La Cour suprême doit encore décider si la création d'une commission nationale des valeurs mobilières respecte la Constitution, mais en pratique, cette mesure proposée par Ottawa ne comporterait à peu près aucun avantage, affirme un chercheur de l'Institut de recherche en politiques publiques (IRPP). Dans une étude qu'il publie aujourd'hui, le professeur Pierre Lortie souligne qu'au contraire, le système décentralisé actuel se compare avantageusement aux régimes des autres pays.

On peut débattre de long en large sur la structure réglementaire, mais ce sont les résutats concrets qui comptent, résume M. Lortie, qui est professeur à la faculté de droit de l'Université d'Ottawa. Les organismes qui régissent les valeurs mobilières doivent protéger les petits investisseurs, encadrer les marchés de manière efficace et permettre aux entreprises qui s'inscrivent en Bourse de se financer adéquatement. Or, à cet égard, le système canadien n'a rien à se reprocher, conclut le chercheur.
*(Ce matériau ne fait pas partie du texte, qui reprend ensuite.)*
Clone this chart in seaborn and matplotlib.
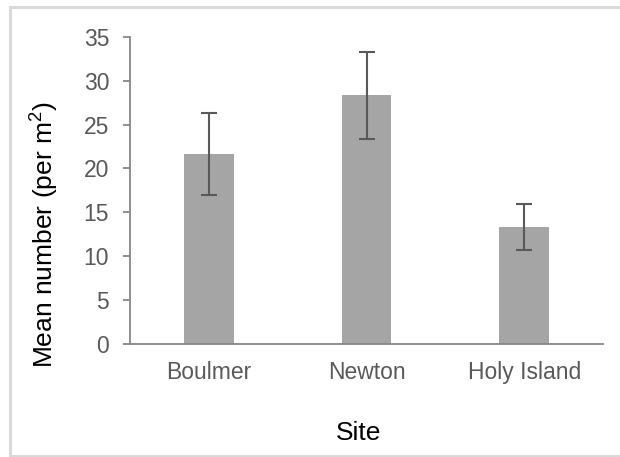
import matplotlib
matplotlib.use("Agg")
import matplotlib.pyplot as plt
from matplotlib.patches import Rectangle
import seaborn as sns
import pandas as pd

sites = ["Boulmer", "Newton", "Holy Island"]
means = [21.65, 28.35, 13.35]
errors = [4.65, 4.95, 2.65]
y_ticks = [0, 5, 10, 15, 20, 25, 30, 35]

sns.set_theme(style="white")
plt.rcParams["font.family"] = ["Liberation Sans", "DejaVu Sans"]
plt.rcParams["mathtext.fontset"] = "custom"
plt.rcParams["mathtext.rm"] = "Liberation Sans"
plt.rcParams["mathtext.it"] = "Liberation Sans"
plt.rcParams["mathtext.default"] = "regular"

df = pd.DataFrame({"Site": sites, "Mean": means, "Err": errors})

fig = plt.figure(figsize=(6.2, 4.57), dpi=100)
ax = fig.add_axes([130 / 620, 1 - 344 / 457, 473 / 620, (344 - 36.7) / 457])

sns.barplot(data=df, x="Site", y="Mean", color="#a5a5a5", saturation=1,
            width=0.316, errorbar=None, ax=ax)
for p in ax.patches:
    p.set_edgecolor("none")
ax.errorbar(x=df["Site"], y=df["Mean"], yerr=df["Err"], fmt="none",
            ecolor="#595959", elinewidth=1.5, capsize=6, capthick=1.5)

ax.set_xlim(-0.5, 2.5)
ax.set_ylim(0, 35)
ax.set_yticks(y_ticks)
ax.set_yticklabels([str(v) for v in y_ticks])

for s in ["top", "right"]:
    ax.spines[s].set_visible(False)
for s in ["left", "bottom"]:
    ax.spines[s].set_color("#868686")
    ax.spines[s].set_linewidth(1.3)

ax.tick_params(axis="y", which="major", direction="out", length=5, width=1.3,
               color="#868686", left=True, labelsize=16.5, labelcolor="#595959", pad=10)
ax.tick_params(axis="x", which="major", length=0, labelsize=16.5,
               labelcolor="#595959", pad=12)

ax.set_xlabel("Site", fontsize=19, color="black")
ax.xaxis.label.set_va("center")
ax.xaxis.set_label_coords((358.5 - 130) / 473, (344 - 433) / 307.3)
ax.set_ylabel("Mean number (per m$^{2}$)", fontsize=19, color="black")
ax.yaxis.label.set_va("center")
ax.yaxis.set_label_coords((45 - 130) / 473, (344 - 235) / 307.3)

# chart-area border (light grey)
border = "#d9d9d9"
fig.add_artist(Rectangle((9 / 620, 1 - 9 / 457), 1 - 9 / 620, 3 / 457,
                         transform=fig.transFigure, color=border, lw=0))
fig.add_artist(Rectangle((9 / 620, 0), 3 / 620, 1 - 6 / 457,
                         transform=fig.transFigure, color=border, lw=0))
fig.add_artist(Rectangle((9 / 620, 0), 1 - 9 / 620, 2 / 457,
                         transform=fig.transFigure, color=border, lw=0))

fig.savefig("out.png", dpi=100, facecolor="white")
«Si on s'attarde aux résultats, sur à peu près toutes les dimensions, le Canada sort en tête de peloton, explique-t-il. On le fait à des coûts moindres, et lorsque les analyses sont faites de manière rigoureuses, on constate qu'il n'y a pas une différence importante dans le coût du capital pour les firmes canadiennes par rapport aux firmes américaines.»

Dans le régime actuel, chacun des 13 provinces et territoires régissent les valeurs mobilières sur son territoire. Au Québec, c'est l'Autorité des marchés financiers qui joue ce rôle. Mais les différents organismes provinciaux ne fonctionnent pas en vase clos, souligne M. Lortie. Un système de «passeport» réglementaire permet de faire approuver un prospectus ou de s'inscrire à titre de courtier dans diférentes provinces, une entente dont l'Ontario est toutefois exclu.
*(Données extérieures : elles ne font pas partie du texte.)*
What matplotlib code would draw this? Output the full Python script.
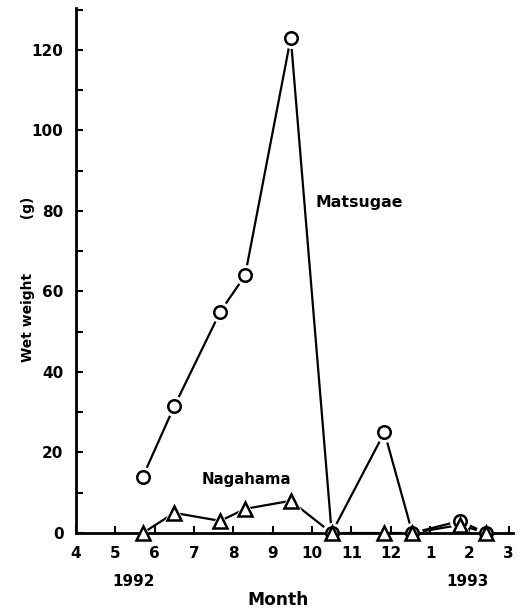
import matplotlib.pyplot as plt

# sampling dates as month number counted from Jan 1992 (13 = Jan 1993)
months = [5.7, 6.5, 7.67, 8.3, 9.46, 10.5, 11.84, 12.55, 13.76, 14.42]
matsugae = [14, 31.5, 55, 64, 123, 0, 25, 0, 3, 0]
nagahama = [0, 5, 3, 6, 8, 0, 0, 0, 2, 0]

tick_pos = list(range(4, 16))
tick_labels = ['4', '5', '6', '7', '8', '9', '10', '11', '12', '1', '2', '3']

plt.rcParams['font.family'] = ['DejaVu Sans']
plt.rcParams['font.weight'] = 'bold'

fig = plt.figure(figsize=(5.2, 6.13), dpi=100)
ax = fig.add_axes([0.146, 0.1305, 0.840, 0.8564])


def draw(x, y, marker, ms):
    ax.plot(x, y, color='k', lw=1.6, zorder=2, clip_on=False)
    # white halo so the line stops short of each marker
    ax.plot(x, y, ls='none', marker=marker, ms=ms + 5, mfc='w', mec='w',
            zorder=2.2, clip_on=False)
    ax.plot(x, y, ls='none', marker=marker, ms=ms, mfc='w', mec='k',
            mew=1.8, zorder=3, clip_on=False)


draw(months, matsugae, 'o', 9)
draw(months, nagahama, '^', 10)

ax.text(10.1, 82, 'Matsugae', fontsize=11.3, fontweight='bold', va='center')
ax.text(7.2, 13.2, 'Nagahama', fontsize=10.8, fontweight='bold', va='center')

ax.set_xlim(4, 15.1)
ax.set_ylim(0, 130.4)
ax.set_xticks(tick_pos)
ax.set_xticklabels(tick_labels)
ax.set_yticks(range(0, 121, 20))
ax.set_yticks(range(10, 131, 20), minor=True)
ax.tick_params(axis='both', which='both', direction='in', width=1.5,
               labelsize=11)
ax.tick_params(axis='both', which='major', length=5)
ax.tick_params(axis='y', which='minor', length=5)
ax.tick_params(axis='x', pad=9)
ax.tick_params(axis='y', pad=9)

for s in ['top', 'right']:
    ax.spines[s].set_visible(False)
for s in ['left', 'bottom']:
    ax.spines[s].set_linewidth(2)

fig.text(28 / 520, 1 - 279 / 613, 'Wet weight           (g)', fontsize=10,
         fontweight='bold', rotation=90, ha='center', va='center')
fig.text(134 / 520, 1 - 582 / 613, '1992', fontsize=11, fontweight='bold',
         ha='center', va='center')
fig.text(467 / 520, 1 - 582 / 613, '1993', fontsize=11, fontweight='bold',
         ha='center', va='center')
fig.text(278 / 520, 1 - 600 / 613, 'Month', fontsize=12.3, fontweight='bold',
         ha='center', va='center')

fig.savefig('out.png', dpi=100)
Le régime décentralisé comporte un avantage de taille: il permet d'adapter les règles en fonction des besoins dans chaque région. Une société d'exploration gazière qui lève des capitaux en s'inscrivant à la Bourse de croissance du TSX à Calgary n'aura pas les mêmes besoins qu'une entreprise qui se spécialise dans le commerce des produits dérivés à la Bourse de Montréal. Une commission nationale des valeurs mobilières aurait tendance à uniformiser les règles d'un océan à l'autre, une situation qui pourrait nuire à certaines entreprises.

«Les conditions de financement des entreprises, par exemple dans le pétrole et le gaz, les entreprises d'exploration minière ont des conditions très différentes», souligne Pierre Lortie.

Mais le système actuel protège-t-il les investisseurs? C'est le doute qu'émet Thomas Hockin, administrateur du Fonds monétaire international (FMI) et l'un des principaux défenseurs de la création d'une commission nationale des valeurs mobilières. Dans un commentaire sur l'étude, il fait valoir que les criminels à cravate qui sont épinglés dans une province peuvent s'établir sans problème dans une province voisine. Il donne en exemple le cas de Michael Mitton, qui a été condamné pour fraude en Colombie-Britannique et qui peut encore brasser des affaires au Québec.